Setelah merdeka tahun 1948, Myanmar mewarisi negara yang terpecah-belah karena perbedaan suku dan agama. Penjajah Inggris memang sengaja melakukan politik untuk mencegah persatuan bangsa yang mereka jajah.

Secara sistematis, Inggris menjauhkan suku mayoritas untuk memegang pos-pos pemerintahan, administrasi dan ekonomi penting dan memberikannya kepada etnis minoritas.

Akibatnya, kecemburuan sosial terjadi. Hubungan Rohingya dengan etnis mayoritas yang beragama Buddha semakin menjadi buruk, karena pada masa penjajahan, baik pada masa kolonialisme Inggris ataupun masa pendudukan Jepang, etnis Rohingnya lebih memihak golongan asing daripada mendukung mereka yang berjuang untuk Myanmar merdeka.

Persekusi terhadap kaum Rohingya selain merupakan warisan sejarah lama, juga dikarenakan oleh rendahnya tingkat pendidikan masyarakat Myanmar. Bagi mereka, orang Rohingya adalah orang asing karena perbedaan rupa dan agama.

Rohingya adalah orang Bangladesh, dan karena Bangladesh mempunyai populasi yang besar, maka orang Myanmar takut dengan kemungkinan migrasi besar-besaran muslim ke Myanmar.

Ketakutan ini kemudian digunakan oleh biksu radikal Buddha yang bernama Ashin Wirathu untuk menyulut kebencian rakyat Myanmar lebih dalam lagi kepada kaum Rohingya dengan menggelar pidato-pidato anti Rohingya dan anti-Islam.
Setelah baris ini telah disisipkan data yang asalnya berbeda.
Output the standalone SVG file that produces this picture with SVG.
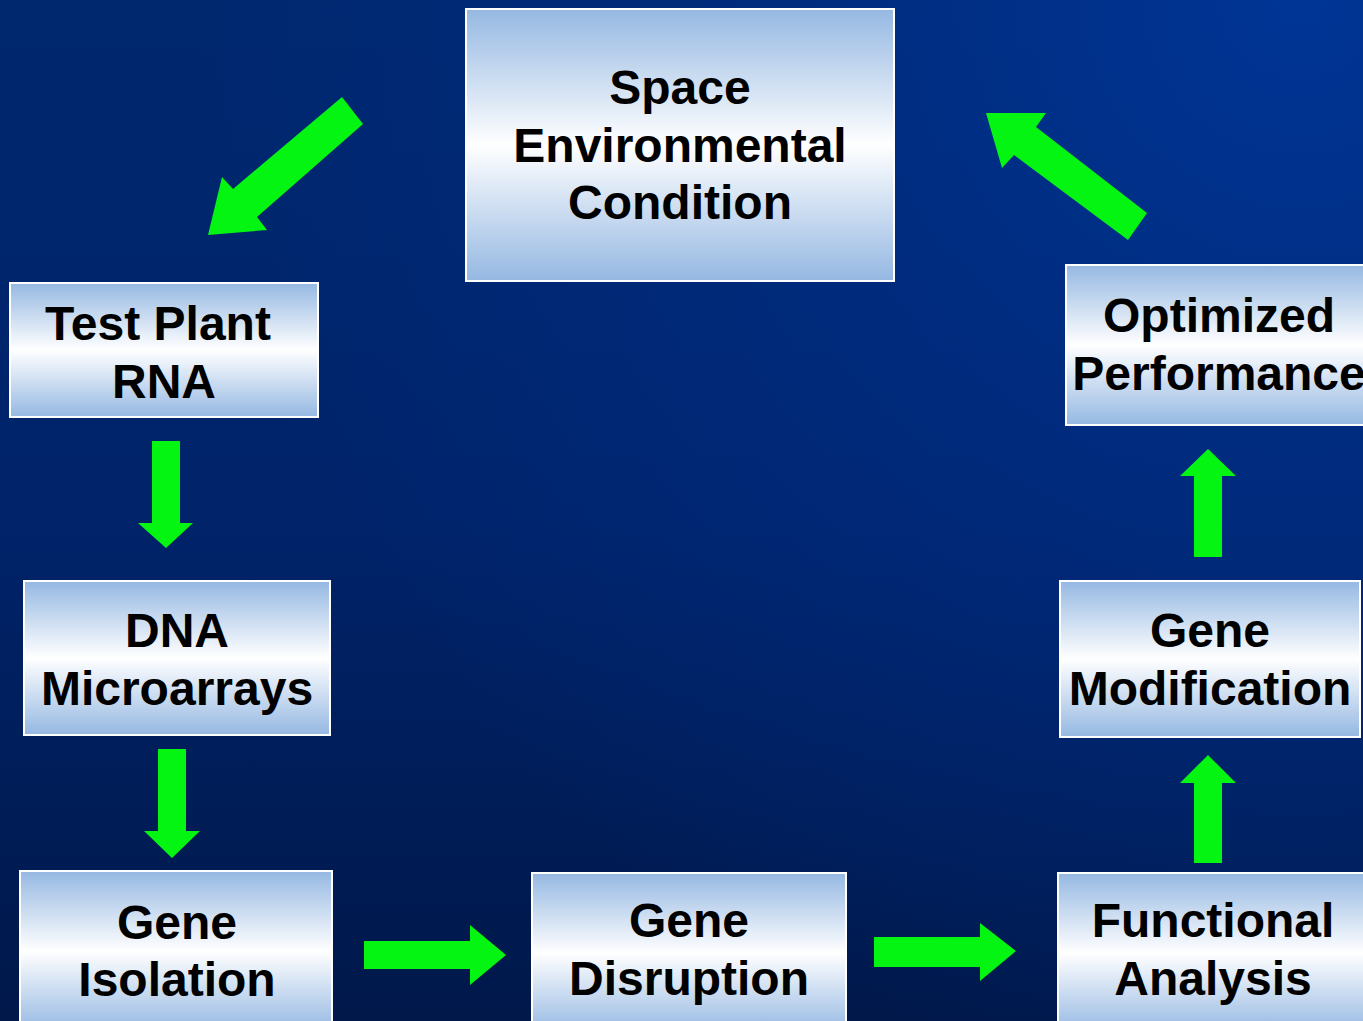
<svg xmlns="http://www.w3.org/2000/svg" width="1363" height="1021" viewBox="0 0 1363 1021">
<defs>
<linearGradient id="bg" x1="0" y1="0" x2="0" y2="1">
<stop offset="0" stop-color="#00286f"/>
<stop offset="0.5" stop-color="#00236a"/>
<stop offset="1" stop-color="#00184a"/>
</linearGradient>
<radialGradient id="glow" cx="1300" cy="0" r="1100" gradientUnits="userSpaceOnUse">
<stop offset="0" stop-color="#003596" stop-opacity="1"/>
<stop offset="0.6" stop-color="#002d84" stop-opacity="0.5"/>
<stop offset="1" stop-color="#002d84" stop-opacity="0"/>
</radialGradient>
<linearGradient id="box" x1="0" y1="0" x2="0" y2="1">
<stop offset="0" stop-color="#95b8e2"/>
<stop offset="0.5" stop-color="#ffffff"/>
<stop offset="1" stop-color="#95b8e2"/>
</linearGradient>
<style>
.node rect{fill:url(#box);stroke:#ffffff;stroke-width:2}
.node text{font-family:"Liberation Sans",Arial,sans-serif;font-weight:bold;font-size:48px;fill:#000;text-anchor:middle}
.arrow{fill:#04f511}
</style>
</defs>
<rect x="0" y="0" width="1363" height="1021" fill="url(#bg)"/>
<rect x="0" y="0" width="1363" height="1021" fill="url(#glow)"/>

<g id="space" class="node">
<rect x="466" y="9" width="428" height="272"/>
<text x="680" y="104">Space</text>
<text x="680" y="162">Environmental</text>
<text x="680" y="219">Condition</text>
</g>
<g id="test-plant-rna" class="node">
<rect x="10" y="283" width="308" height="134"/>
<text x="158" y="340">Test Plant</text>
<text x="164" y="398">RNA</text>
</g>
<g id="dna-microarrays" class="node">
<rect x="24" y="581" width="306" height="154"/>
<text x="177" y="647">DNA</text>
<text x="177" y="705">Microarrays</text>
</g>
<g id="gene-isolation" class="node">
<rect x="20" y="871" width="312" height="160"/>
<text x="177" y="939">Gene</text>
<text x="177" y="996">Isolation</text>
</g>
<g id="gene-disruption" class="node">
<rect x="532" y="873" width="314" height="160"/>
<text x="689" y="937">Gene</text>
<text x="689" y="995">Disruption</text>
</g>
<g id="functional-analysis" class="node">
<rect x="1058" y="873" width="312" height="160"/>
<text x="1213" y="937">Functional</text>
<text x="1213" y="995">Analysis</text>
</g>
<g id="gene-modification" class="node">
<rect x="1060" y="581" width="300" height="156"/>
<text x="1210" y="647">Gene</text>
<text x="1210" y="705">Modification</text>
</g>
<g id="optimized-performance" class="node">
<rect x="1066" y="265" width="310" height="160"/>
<text x="1219" y="332">Optimized</text>
<text x="1219" y="390">Performance</text>
</g>

<g id="connectors" class="arrow">
<polygon points="342,97 363,124 257,217 267,230 208,235 222,177 233,189"/>
<polygon points="152,441 180,441 180,523 193,523 166,548 138,523 152,523"/>
<polygon points="158,749 186,749 186,831 200,831 172,858 144,831 158,831"/>
<polygon points="364,941 470,941 470,925 506,955 470,985 470,969 364,969"/>
<polygon points="874,937 980,937 980,923 1016,951 980,981 980,967 874,967"/>
<polygon points="1194,863 1222,863 1222,783 1236,783 1208,755 1180,783 1194,783"/>
<polygon points="1194,557 1222,557 1222,476 1236,476 1208,449 1180,476 1194,476"/>
<polygon points="986,113 1046,113 1036,127 1147,213 1128,240 1014,155 1002,168"/>
</g>
</svg>
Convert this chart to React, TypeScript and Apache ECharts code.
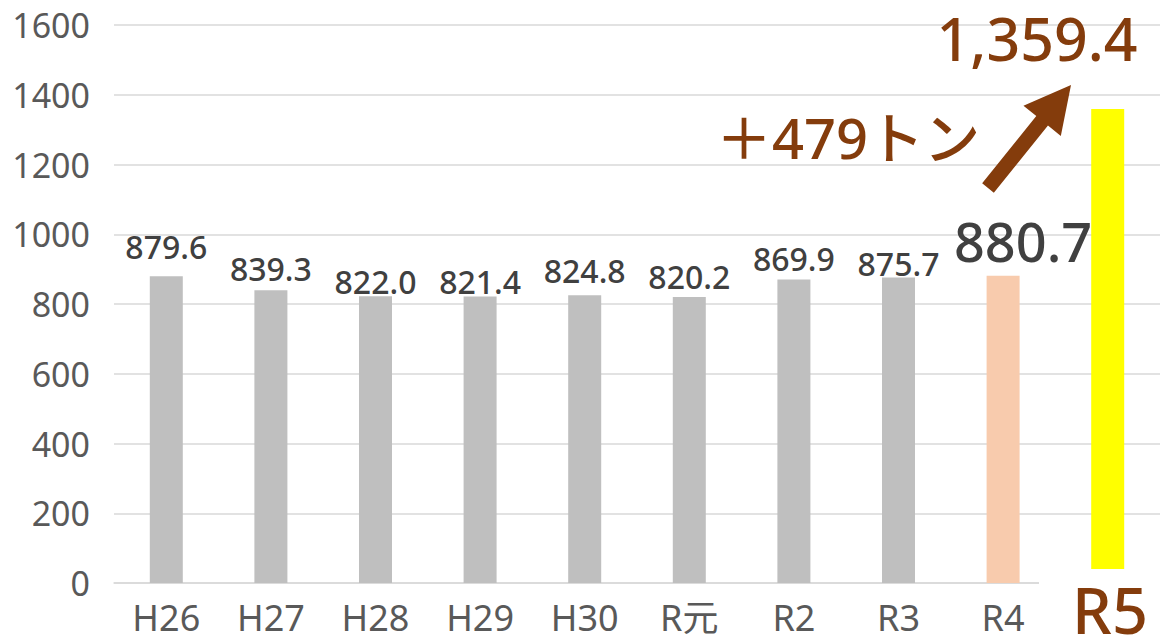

Wirathu mulai mendapat sorotan publik pada tahun 2001 saat ia meluncurkan Gerakan 969, sebuah gerakan keagamaan yang melawan apa yang mereka klaim sebagai “ekspansi Islam" di Myanmar dan bertujuan melindungi agama Buddha sebagai identitas nasional.

Mereka mulai menebarkan kebencian terutama setelah adanya kejadian peristiwa Taliban menghancurkan situs Patung Buddha Bamiyan di Afghanistan pada tahun 2001.

Melalui organisasi yang dibentuknya yang bernama Ma Ba Tha, dia menawarkan proposal undang-undang yang melarang poligami, pernikahan antaretnis berbeda, pengaturan jumlah anak yang bisa dimiliki pasangan Rohingya dan banyak larangan diskriminatif lain. Proposal itu belakangan diterima parlemen Myanmar dan diadopsi.